____ RECORDS

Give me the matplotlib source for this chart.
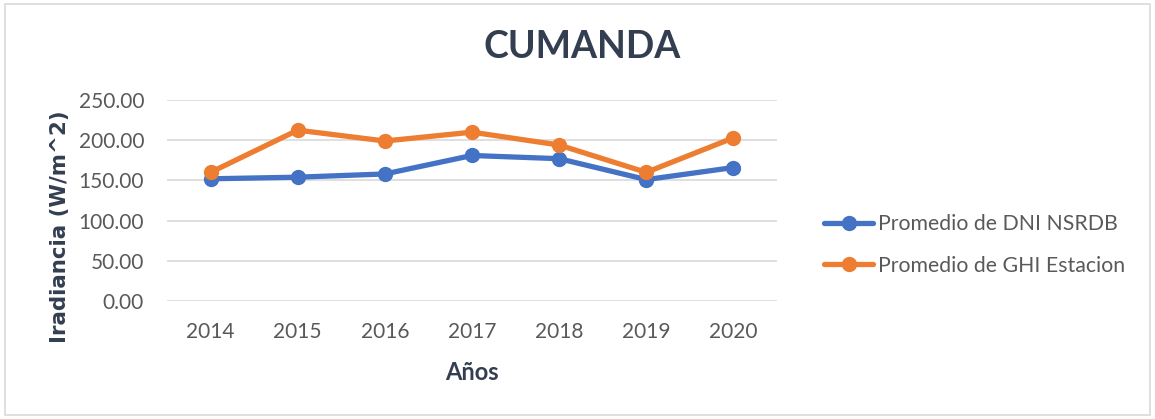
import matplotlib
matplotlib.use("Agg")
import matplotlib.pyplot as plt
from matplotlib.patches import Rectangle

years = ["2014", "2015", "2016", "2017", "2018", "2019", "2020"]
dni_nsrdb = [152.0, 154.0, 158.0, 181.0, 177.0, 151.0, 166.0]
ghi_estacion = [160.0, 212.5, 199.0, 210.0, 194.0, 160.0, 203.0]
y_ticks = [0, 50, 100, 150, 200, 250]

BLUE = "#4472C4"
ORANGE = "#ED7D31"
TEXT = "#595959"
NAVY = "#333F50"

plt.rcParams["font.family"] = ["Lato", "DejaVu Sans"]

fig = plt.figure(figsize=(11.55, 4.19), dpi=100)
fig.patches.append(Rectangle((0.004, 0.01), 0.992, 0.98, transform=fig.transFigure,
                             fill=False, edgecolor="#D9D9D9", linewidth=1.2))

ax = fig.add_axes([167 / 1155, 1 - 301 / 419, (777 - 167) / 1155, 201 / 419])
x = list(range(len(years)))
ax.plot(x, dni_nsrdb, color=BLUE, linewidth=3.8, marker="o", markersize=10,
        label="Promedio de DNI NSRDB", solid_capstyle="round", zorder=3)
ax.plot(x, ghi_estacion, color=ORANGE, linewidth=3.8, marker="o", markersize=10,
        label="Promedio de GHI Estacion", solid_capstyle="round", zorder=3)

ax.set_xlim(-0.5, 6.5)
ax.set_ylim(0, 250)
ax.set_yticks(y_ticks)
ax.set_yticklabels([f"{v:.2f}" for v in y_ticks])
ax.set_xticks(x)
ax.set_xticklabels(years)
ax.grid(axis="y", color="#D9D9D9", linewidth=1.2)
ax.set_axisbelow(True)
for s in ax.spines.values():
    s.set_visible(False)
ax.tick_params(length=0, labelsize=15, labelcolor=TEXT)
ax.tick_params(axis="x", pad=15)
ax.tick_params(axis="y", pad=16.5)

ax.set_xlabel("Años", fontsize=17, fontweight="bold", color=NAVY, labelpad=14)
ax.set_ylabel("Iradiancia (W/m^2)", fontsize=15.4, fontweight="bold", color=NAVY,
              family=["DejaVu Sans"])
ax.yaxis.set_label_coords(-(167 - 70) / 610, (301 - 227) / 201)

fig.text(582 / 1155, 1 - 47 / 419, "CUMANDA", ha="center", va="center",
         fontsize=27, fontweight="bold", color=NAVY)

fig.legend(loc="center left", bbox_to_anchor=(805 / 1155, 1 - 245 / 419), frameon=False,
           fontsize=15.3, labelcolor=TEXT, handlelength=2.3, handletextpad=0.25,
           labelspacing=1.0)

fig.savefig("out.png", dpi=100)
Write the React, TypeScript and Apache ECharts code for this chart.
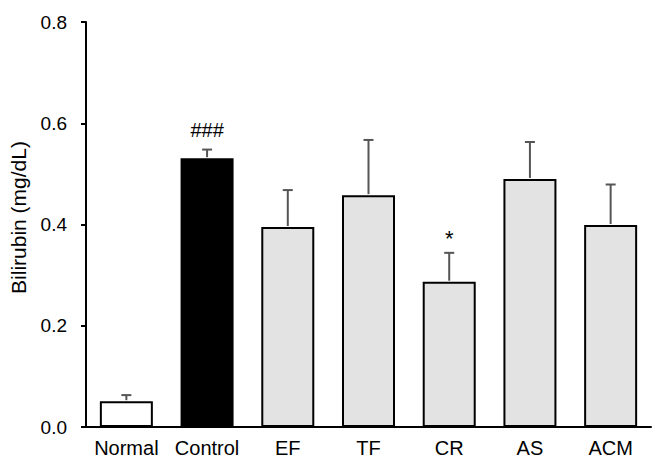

________

GIVEN INSTRUCTION:
Repeat the records above exactly, leaving out any pictures they contain.

REPLY:
Give me the matplotlib source for this chart.
import matplotlib
matplotlib.use("Agg")
import matplotlib.pyplot as plt
from matplotlib.patches import Rectangle

years = ["2014", "2015", "2016", "2017", "2018", "2019", "2020"]
dni_nsrdb = [152.0, 154.0, 158.0, 181.0, 177.0, 151.0, 166.0]
ghi_estacion = [160.0, 212.5, 199.0, 210.0, 194.0, 160.0, 203.0]
y_ticks = [0, 50, 100, 150, 200, 250]

BLUE = "#4472C4"
ORANGE = "#ED7D31"
TEXT = "#595959"
NAVY = "#333F50"

plt.rcParams["font.family"] = ["Lato", "DejaVu Sans"]

fig = plt.figure(figsize=(11.55, 4.19), dpi=100)
fig.patches.append(Rectangle((0.004, 0.01), 0.992, 0.98, transform=fig.transFigure,
                             fill=False, edgecolor="#D9D9D9", linewidth=1.2))

ax = fig.add_axes([167 / 1155, 1 - 301 / 419, (777 - 167) / 1155, 201 / 419])
x = list(range(len(years)))
ax.plot(x, dni_nsrdb, color=BLUE, linewidth=3.8, marker="o", markersize=10,
        label="Promedio de DNI NSRDB", solid_capstyle="round", zorder=3)
ax.plot(x, ghi_estacion, color=ORANGE, linewidth=3.8, marker="o", markersize=10,
        label="Promedio de GHI Estacion", solid_capstyle="round", zorder=3)

ax.set_xlim(-0.5, 6.5)
ax.set_ylim(0, 250)
ax.set_yticks(y_ticks)
ax.set_yticklabels([f"{v:.2f}" for v in y_ticks])
ax.set_xticks(x)
ax.set_xticklabels(years)
ax.grid(axis="y", color="#D9D9D9", linewidth=1.2)
ax.set_axisbelow(True)
for s in ax.spines.values():
    s.set_visible(False)
ax.tick_params(length=0, labelsize=15, labelcolor=TEXT)
ax.tick_params(axis="x", pad=15)
ax.tick_params(axis="y", pad=16.5)

ax.set_xlabel("Años", fontsize=17, fontweight="bold", color=NAVY, labelpad=14)
ax.set_ylabel("Iradiancia (W/m^2)", fontsize=15.4, fontweight="bold", color=NAVY,
              family=["DejaVu Sans"])
ax.yaxis.set_label_coords(-(167 - 70) / 610, (301 - 227) / 201)

fig.text(582 / 1155, 1 - 47 / 419, "CUMANDA", ha="center", va="center",
         fontsize=27, fontweight="bold", color=NAVY)

fig.legend(loc="center left", bbox_to_anchor=(805 / 1155, 1 - 245 / 419), frameon=False,
           fontsize=15.3, labelcolor=TEXT, handlelength=2.3, handletextpad=0.25,
           labelspacing=1.0)

fig.savefig("out.png", dpi=100)
Write the React, TypeScript and Apache ECharts code for this chart.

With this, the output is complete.